_Exercise aim:_ Quote all lines below exactly. Images stay out.
<<<<
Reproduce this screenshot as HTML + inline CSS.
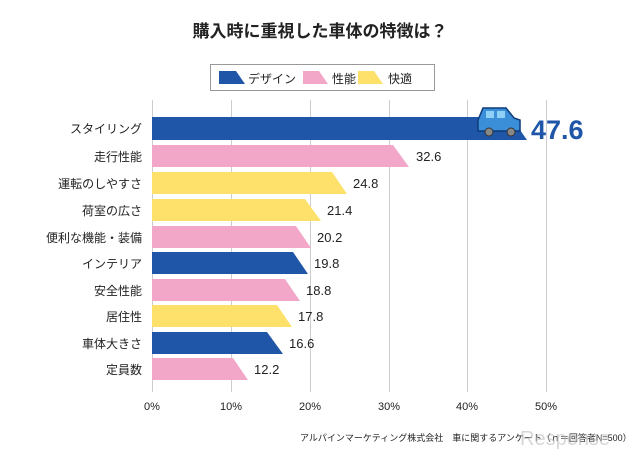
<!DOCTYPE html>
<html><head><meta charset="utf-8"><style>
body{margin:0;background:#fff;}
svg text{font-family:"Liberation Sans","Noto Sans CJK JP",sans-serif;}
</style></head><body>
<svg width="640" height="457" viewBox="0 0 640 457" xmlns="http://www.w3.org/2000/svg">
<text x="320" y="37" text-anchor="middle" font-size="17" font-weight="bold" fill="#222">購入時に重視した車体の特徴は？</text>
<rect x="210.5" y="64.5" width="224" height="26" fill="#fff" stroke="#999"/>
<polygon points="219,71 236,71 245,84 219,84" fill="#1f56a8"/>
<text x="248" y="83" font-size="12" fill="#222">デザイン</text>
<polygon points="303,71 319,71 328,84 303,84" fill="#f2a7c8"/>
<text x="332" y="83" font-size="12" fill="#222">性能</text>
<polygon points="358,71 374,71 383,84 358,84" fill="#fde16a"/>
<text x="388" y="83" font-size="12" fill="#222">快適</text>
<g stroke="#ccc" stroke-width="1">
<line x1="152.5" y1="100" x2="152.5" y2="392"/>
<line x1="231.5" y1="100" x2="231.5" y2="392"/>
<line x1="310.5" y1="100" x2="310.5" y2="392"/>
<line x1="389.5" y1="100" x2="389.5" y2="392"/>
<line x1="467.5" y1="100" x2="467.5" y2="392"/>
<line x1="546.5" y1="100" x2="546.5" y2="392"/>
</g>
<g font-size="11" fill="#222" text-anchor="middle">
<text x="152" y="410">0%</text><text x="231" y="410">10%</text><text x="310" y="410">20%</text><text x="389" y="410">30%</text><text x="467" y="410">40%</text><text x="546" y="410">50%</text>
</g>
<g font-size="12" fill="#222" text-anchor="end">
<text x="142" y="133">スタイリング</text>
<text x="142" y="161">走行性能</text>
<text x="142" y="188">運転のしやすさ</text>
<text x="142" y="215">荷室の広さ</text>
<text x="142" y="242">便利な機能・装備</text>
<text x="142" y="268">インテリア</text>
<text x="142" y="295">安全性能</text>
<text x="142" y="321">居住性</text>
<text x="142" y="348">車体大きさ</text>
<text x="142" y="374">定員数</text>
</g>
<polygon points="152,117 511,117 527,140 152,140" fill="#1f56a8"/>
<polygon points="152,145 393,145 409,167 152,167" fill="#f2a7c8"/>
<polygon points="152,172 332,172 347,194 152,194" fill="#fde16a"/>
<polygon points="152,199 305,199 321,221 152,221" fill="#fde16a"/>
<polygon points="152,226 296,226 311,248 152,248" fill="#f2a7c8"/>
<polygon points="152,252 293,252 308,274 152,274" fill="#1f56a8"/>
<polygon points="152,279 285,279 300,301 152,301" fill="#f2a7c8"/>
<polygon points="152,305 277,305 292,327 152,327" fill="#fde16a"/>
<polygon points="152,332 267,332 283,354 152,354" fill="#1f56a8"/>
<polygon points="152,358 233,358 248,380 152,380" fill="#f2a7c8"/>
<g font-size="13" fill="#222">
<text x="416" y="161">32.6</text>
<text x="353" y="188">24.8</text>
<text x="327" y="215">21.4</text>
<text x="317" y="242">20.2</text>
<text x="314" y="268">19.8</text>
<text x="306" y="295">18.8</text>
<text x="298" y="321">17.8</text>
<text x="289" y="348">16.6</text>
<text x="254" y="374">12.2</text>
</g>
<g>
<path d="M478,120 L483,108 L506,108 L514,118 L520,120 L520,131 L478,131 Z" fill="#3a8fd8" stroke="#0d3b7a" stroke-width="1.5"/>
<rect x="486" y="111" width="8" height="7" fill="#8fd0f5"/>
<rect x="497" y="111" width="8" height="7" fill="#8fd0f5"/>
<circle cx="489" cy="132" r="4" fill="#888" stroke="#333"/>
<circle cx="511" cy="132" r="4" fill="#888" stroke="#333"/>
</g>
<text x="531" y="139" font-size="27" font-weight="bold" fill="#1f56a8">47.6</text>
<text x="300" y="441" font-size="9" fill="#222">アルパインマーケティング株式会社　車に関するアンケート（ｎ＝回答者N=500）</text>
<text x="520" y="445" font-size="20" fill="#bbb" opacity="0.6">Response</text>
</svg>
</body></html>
>>>>
_The output:_
Reproduce this screenshot as HTML + inline CSS.
<!DOCTYPE html>
<html><head><meta charset="utf-8"><style>
body{margin:0;background:#fff;}
svg text{font-family:"Liberation Sans","Noto Sans CJK JP",sans-serif;}
</style></head><body>
<svg width="640" height="457" viewBox="0 0 640 457" xmlns="http://www.w3.org/2000/svg">
<text x="320" y="37" text-anchor="middle" font-size="17" font-weight="bold" fill="#222">購入時に重視した車体の特徴は？</text>
<rect x="210.5" y="64.5" width="224" height="26" fill="#fff" stroke="#999"/>
<polygon points="219,71 236,71 245,84 219,84" fill="#1f56a8"/>
<text x="248" y="83" font-size="12" fill="#222">デザイン</text>
<polygon points="303,71 319,71 328,84 303,84" fill="#f2a7c8"/>
<text x="332" y="83" font-size="12" fill="#222">性能</text>
<polygon points="358,71 374,71 383,84 358,84" fill="#fde16a"/>
<text x="388" y="83" font-size="12" fill="#222">快適</text>
<g stroke="#ccc" stroke-width="1">
<line x1="152.5" y1="100" x2="152.5" y2="392"/>
<line x1="231.5" y1="100" x2="231.5" y2="392"/>
<line x1="310.5" y1="100" x2="310.5" y2="392"/>
<line x1="389.5" y1="100" x2="389.5" y2="392"/>
<line x1="467.5" y1="100" x2="467.5" y2="392"/>
<line x1="546.5" y1="100" x2="546.5" y2="392"/>
</g>
<g font-size="11" fill="#222" text-anchor="middle">
<text x="152" y="410">0%</text><text x="231" y="410">10%</text><text x="310" y="410">20%</text><text x="389" y="410">30%</text><text x="467" y="410">40%</text><text x="546" y="410">50%</text>
</g>
<g font-size="12" fill="#222" text-anchor="end">
<text x="142" y="133">スタイリング</text>
<text x="142" y="161">走行性能</text>
<text x="142" y="188">運転のしやすさ</text>
<text x="142" y="215">荷室の広さ</text>
<text x="142" y="242">便利な機能・装備</text>
<text x="142" y="268">インテリア</text>
<text x="142" y="295">安全性能</text>
<text x="142" y="321">居住性</text>
<text x="142" y="348">車体大きさ</text>
<text x="142" y="374">定員数</text>
</g>
<polygon points="152,117 511,117 527,140 152,140" fill="#1f56a8"/>
<polygon points="152,145 393,145 409,167 152,167" fill="#f2a7c8"/>
<polygon points="152,172 332,172 347,194 152,194" fill="#fde16a"/>
<polygon points="152,199 305,199 321,221 152,221" fill="#fde16a"/>
<polygon points="152,226 296,226 311,248 152,248" fill="#f2a7c8"/>
<polygon points="152,252 293,252 308,274 152,274" fill="#1f56a8"/>
<polygon points="152,279 285,279 300,301 152,301" fill="#f2a7c8"/>
<polygon points="152,305 277,305 292,327 152,327" fill="#fde16a"/>
<polygon points="152,332 267,332 283,354 152,354" fill="#1f56a8"/>
<polygon points="152,358 233,358 248,380 152,380" fill="#f2a7c8"/>
<g font-size="13" fill="#222">
<text x="416" y="161">32.6</text>
<text x="353" y="188">24.8</text>
<text x="327" y="215">21.4</text>
<text x="317" y="242">20.2</text>
<text x="314" y="268">19.8</text>
<text x="306" y="295">18.8</text>
<text x="298" y="321">17.8</text>
<text x="289" y="348">16.6</text>
<text x="254" y="374">12.2</text>
</g>
<g>
<path d="M478,120 L483,108 L506,108 L514,118 L520,120 L520,131 L478,131 Z" fill="#3a8fd8" stroke="#0d3b7a" stroke-width="1.5"/>
<rect x="486" y="111" width="8" height="7" fill="#8fd0f5"/>
<rect x="497" y="111" width="8" height="7" fill="#8fd0f5"/>
<circle cx="489" cy="132" r="4" fill="#888" stroke="#333"/>
<circle cx="511" cy="132" r="4" fill="#888" stroke="#333"/>
</g>
<text x="531" y="139" font-size="27" font-weight="bold" fill="#1f56a8">47.6</text>
<text x="300" y="441" font-size="9" fill="#222">アルパインマーケティング株式会社　車に関するアンケート（ｎ＝回答者N=500）</text>
<text x="520" y="445" font-size="20" fill="#bbb" opacity="0.6">Response</text>
</svg>
</body></html>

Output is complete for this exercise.